500 asylum seekers stay in Papua New Guinea camp

Asylum seekers protest against the possible closure of their detention centre on Manus Island, Papua New Guinea (AP)
Asylum seekers protest against the possible closure of their detention centre on Manus Island, Papua New Guinea (AP)

More than 500 asylum seekers remain in a decommissioned Australian immigration camp in Papua New Guinea, despite a court ruling that authorities no longer need to supply power, food and water.

The camp inside a Manus Island navy base was declared closed on October 31, based on the Papua New Guinea Supreme Court's ruling last year that Australia's policy of housing asylum seekers there was unconstitutional.

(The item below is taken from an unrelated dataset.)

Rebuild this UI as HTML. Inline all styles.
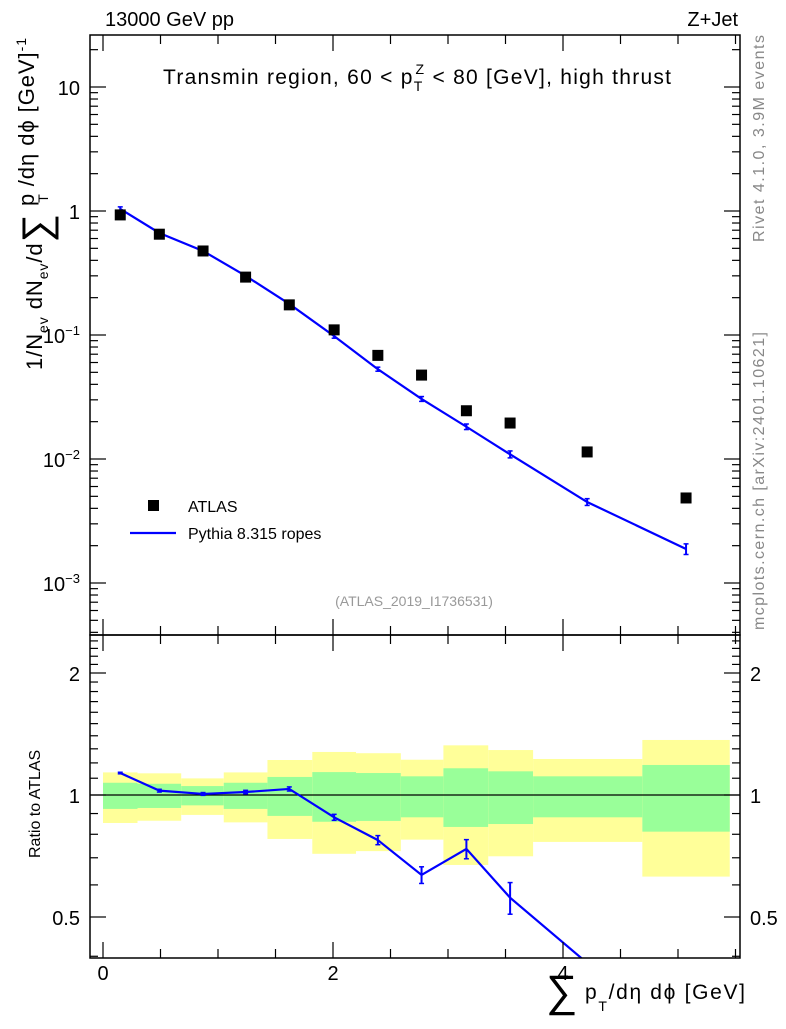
<!DOCTYPE html>
<html><head><meta charset="utf-8"><style>
body{margin:0;background:#fff}
svg text{font-family:"Liberation Sans",sans-serif}
</style></head><body>
<svg id="c" width="786" height="1024" xmlns="http://www.w3.org/2000/svg"></svg>
<script>
const xCenters=[0.15,0.49,0.87,1.24,1.62,2.01,2.39,2.77,3.16,3.54,4.21,5.07];
const binEdges=[0,0.3,0.68,1.05,1.43,1.82,2.2,2.59,2.96,3.35,3.74,4.69,5.45];
const atlasVals=[0.93,0.65,0.476,0.293,0.175,0.11,0.0685,0.0475,0.0245,0.0195,0.0114,0.00485];
const mcVals=[1.04,0.665,0.476,0.3,0.178,0.098,0.053,0.0305,0.0182,0.0109,0.0045,0.00188];
const mcErr=[0.02,0.01,0.01,0.005,0.003,0.002,0.001,0.0008,0.0006,0.0005,0.0002,0.00015];
const ratioVals=[1.133,1.025,1.006,1.017,1.035,0.881,0.774,0.635,0.736,0.558,0.385,0.39];
const ratioErr=[0.005,0.008,0.008,0.01,0.012,0.015,0.02,0.03,0.04,0.05,0.05,0.06];
const yelHi=[1.137,1.131,1.099,1.137,1.22,1.277,1.268,1.222,1.326,1.291,1.227,1.367];
const yelLo=[0.853,0.864,0.893,0.856,0.779,0.716,0.727,0.776,0.672,0.706,0.766,0.629];
const grnHi=[1.072,1.066,1.052,1.072,1.108,1.139,1.133,1.112,1.164,1.144,1.112,1.186];
const grnLo=[0.924,0.929,0.943,0.924,0.888,0.859,0.863,0.881,0.834,0.848,0.881,0.812];
const xTickLabels=[0,2,4];
const mainTickLabels=[[10,"10"],[1,"1"],[0.1,"10<tspan dy='-8' font-size='13'>−1</tspan>"],[0.01,"10<tspan dy='-8' font-size='13'>−2</tspan>"],[0.001,"10<tspan dy='-8' font-size='13'>−3</tspan>"]];
const ratioTickLabels=[0.5,1,2];

const L=90,R=740,T=35,M=635,B=958;
const X=v=>103+v*115;
const Y=v=>211-Math.log10(v)*124;
const YR=v=>795-Math.log2(v)*122;
const svg=document.getElementById('c');
const NS="http://www.w3.org/2000/svg";
function mk(tag,attrs,parent){const e=document.createElementNS(NS,tag);for(const k in attrs)e.setAttribute(k,attrs[k]);(parent||svg).appendChild(e);return e;}
function txt(x,y,s,attrs){const e=mk('text',Object.assign({x:x,y:y},attrs||{}));e.innerHTML=s;return e;}

const bands=mk('g',{});


for(let i=0;i<xCenters.length;i++){
  const x0=X(binEdges[i]),x1=X(binEdges[i+1]);
  const y=mk('rect',{x:x0,y:YR(yelHi[i]),width:x1-x0,height:YR(yelLo[i])-YR(yelHi[i]),fill:'#ffff99'},bands);
  
  
  const g=mk('rect',{x:x0,y:YR(grnHi[i]),width:x1-x0,height:YR(grnLo[i])-YR(grnHi[i]),fill:'#99ff99'},bands);
  
  
}
mk('line',{x1:L,x2:R,y1:YR(1),y2:YR(1),stroke:'#000','stroke-width':1.2});

const defs=mk('defs',{});
const cp=mk('clipPath',{id:'rc'},defs);mk('rect',{x:L,y:M,width:R-L,height:B-M},cp);
const rg=mk('g',{'clip-path':'url(#rc)'});
const rl=mk('polyline',{points:xCenters.map((x,i)=>X(x)+','+YR(ratioVals[i])).join(' '),fill:'none',stroke:'#0000ff','stroke-width':2.2},rg);


xCenters.forEach((x,i)=>{if(ratioVals[i]-ratioErr[i]<0.4)return;const px=X(x),a=YR(ratioVals[i]+ratioErr[i]),b=YR(ratioVals[i]-ratioErr[i]);
 mk('line',{x1:px,x2:px,y1:a,y2:b,stroke:'#0000ff','stroke-width':2},rg);
 mk('line',{x1:px-2.5,x2:px+2.5,y1:a,y2:a,stroke:'#0000ff','stroke-width':1.5},rg);
 mk('line',{x1:px-2.5,x2:px+2.5,y1:b,y2:b,stroke:'#0000ff','stroke-width':1.5},rg);});

const ml=mk('polyline',{points:xCenters.map((x,i)=>X(x)+','+Y(mcVals[i])).join(' '),fill:'none',stroke:'#0000ff','stroke-width':2.2});


xCenters.forEach((x,i)=>{const px=X(x),a=Y(mcVals[i]+mcErr[i]),b=Y(mcVals[i]-mcErr[i]);
 mk('line',{x1:px,x2:px,y1:a-1,y2:b+1,stroke:'#0000ff','stroke-width':2});
 mk('line',{x1:px-2.5,x2:px+2.5,y1:a-1,y2:a-1,stroke:'#0000ff','stroke-width':1.5});
 mk('line',{x1:px-2.5,x2:px+2.5,y1:b+1,y2:b+1,stroke:'#0000ff','stroke-width':1.5});});
xCenters.forEach((x,i)=>{const r=mk('rect',{x:X(x)-5.5,y:Y(atlasVals[i])-5.5,width:11,height:11,fill:'#000'});
 
 });

mk('rect',{x:L,y:T,width:R-L,height:M-T,fill:'none',stroke:'#000','stroke-width':1.5});
mk('rect',{x:L,y:M,width:R-L,height:B-M,fill:'none',stroke:'#000','stroke-width':1.5});

for(let v=0;v<=5.5;v+=0.5){const px=X(v),big=(v%2===0);const l=big?16:9;
 [[T,1],[M,-1],[M,1],[B,-1]].forEach(([y0,d])=>mk('line',{x1:px,x2:px,y1:y0,y2:y0+d*l,stroke:'#000','stroke-width':1.2}));}
xTickLabels.forEach(v=>txt(X(v),980,v,{'font-size':20,'text-anchor':'middle'}));

for(let d=-4;d<=1;d++)for(let k=1;k<=9;k++){const v=k*Math.pow(10,d);const py=Y(v);if(py<T||py>M)continue;const l=k===1?16:8;
 mk('line',{x1:L,x2:L+l,y1:py,y2:py,stroke:'#000','stroke-width':1.2});mk('line',{x1:R,x2:R-l,y1:py,y2:py,stroke:'#000','stroke-width':1.2});}
mainTickLabels.forEach(([v,s])=>txt(80,Y(v)+8,s,{'font-size':20,'text-anchor':'end'}));

for(let v=0.4;v<=2.5;v+=0.1){const vv=Math.round(v*10)/10;const py=YR(vv);if(py<M||py>B)continue;const big=(vv===0.5||vv===1||vv===2);const l=big?16:8;
 mk('line',{x1:L,x2:L+l,y1:py,y2:py,stroke:'#000','stroke-width':1.2});mk('line',{x1:R,x2:R-l,y1:py,y2:py,stroke:'#000','stroke-width':1.2});}
ratioTickLabels.forEach(v=>{txt(80,YR(v)+8,v,{'font-size':20,'text-anchor':'end'});txt(750,YR(v)+8,v,{'font-size':20,'text-anchor':'start'});});
</script>
<svg width="786" height="1024" style="position:absolute;left:0;top:0" xmlns="http://www.w3.org/2000/svg">
<text x="105" y="26" font-size="20" font-family="Liberation Sans">13000 GeV pp</text>
<text x="738" y="26" font-size="20" font-family="Liberation Sans" text-anchor="end">Z+Jet</text>
<text x="163" y="84" font-size="21" font-family="Liberation Sans" textLength="508">Transmin region, 60 &lt; p<tspan dy="7" font-size="14">T</tspan><tspan dx="-8" dy="-17" font-size="14">Z</tspan><tspan dy="10"> &lt; 80 [GeV], high thrust</tspan></text>
<text x="414" y="606" font-size="14" fill="#999" font-family="Liberation Sans" text-anchor="middle">(ATLAS_2019_I1736531)</text>
<rect x="148" y="500" width="11" height="11" fill="#000"/>
<text x="188" y="512" font-size="16" font-family="Liberation Sans">ATLAS</text>
<line x1="130" x2="176" y1="533" y2="533" stroke="#0000ff" stroke-width="2.2"/>
<text x="188" y="539" font-size="16" font-family="Liberation Sans">Pythia 8.315 ropes</text>
<text transform="translate(42,370) rotate(-90)" font-size="22" font-family="Liberation Sans" textLength="332">1/N<tspan dy="6" font-size="14">ev</tspan><tspan dy="-6"> dN</tspan><tspan dy="6" font-size="14">ev</tspan><tspan dy="-6">/d</tspan><tspan font-size="40" dy="8">∑</tspan><tspan dy="-16"> p</tspan><tspan dy="14" dx="-10" font-size="14">T</tspan><tspan dy="-14"> /dη dϕ  [GeV]</tspan><tspan dy="-8" font-size="14">-1</tspan></text>
<text transform="translate(40,858) rotate(-90)" font-size="16" font-family="Liberation Sans">Ratio to ATLAS</text>
<text x="546" y="1006" font-size="44" font-family="Liberation Sans">∑</text>
<text x="585" y="999" font-size="21" font-family="Liberation Sans" textLength="160">p<tspan dy="12" font-size="14">T</tspan><tspan dy="-12">/dη dϕ [GeV]</tspan></text>
<text transform="translate(764,242) rotate(-90)" font-size="16" fill="#888" font-family="Liberation Sans" textLength="207">Rivet 4.1.0,  3.9M events</text>
<text transform="translate(764,630) rotate(-90)" font-size="16" fill="#888" font-family="Liberation Sans" textLength="298">mcplots.cern.ch [arXiv:2401.10621]</text>
</svg>
</body></html>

However, the men who have stayed at the male-only camp on Lombrun Navy Base fear for their safety in the alternative shelters available in the nearby town of Lorengau because of threats from local residents.

Papua New Guinea police chief superintendent Dominic Kakas said that by Wednesday, 38 asylum seekers had left the camp since the Supreme Court rejected an application to restore basic services on human rights grounds.

That meant 54 asylum seekers of the 606 in the camp had left since the camp officially closed in October, Mr Kakas said.

He added that authorities are hoping that in the next couple of days or so, the remainder will leave.

Australian immigration and border protection minister Peter Dutton rejected security concerns about the Lorengau premises, a 30-minute drive from the naval base.

For four years, Australia has paid Papua New Guinea, its nearest neighbour, and the tiny Pacific island nation of Nauru to house asylum seekers who attempt to reach the Australian coast by boat.

They include Rohingya Muslims from Burma, Afghans, Iranians, Sri Lankans and other nationalities.

Australia has recognised that many of the asylum seekers are refugees who cannot return to their homelands, but it refuses to resettle anyone who tried to reach the country by boat in a policy it credits with dissuading such dangerous ocean crossings.

Some whose refugee claims were denied have been forcibly sent home.

The United States has resettled 54 of them in recent weeks and is considering taking almost 1,200 more.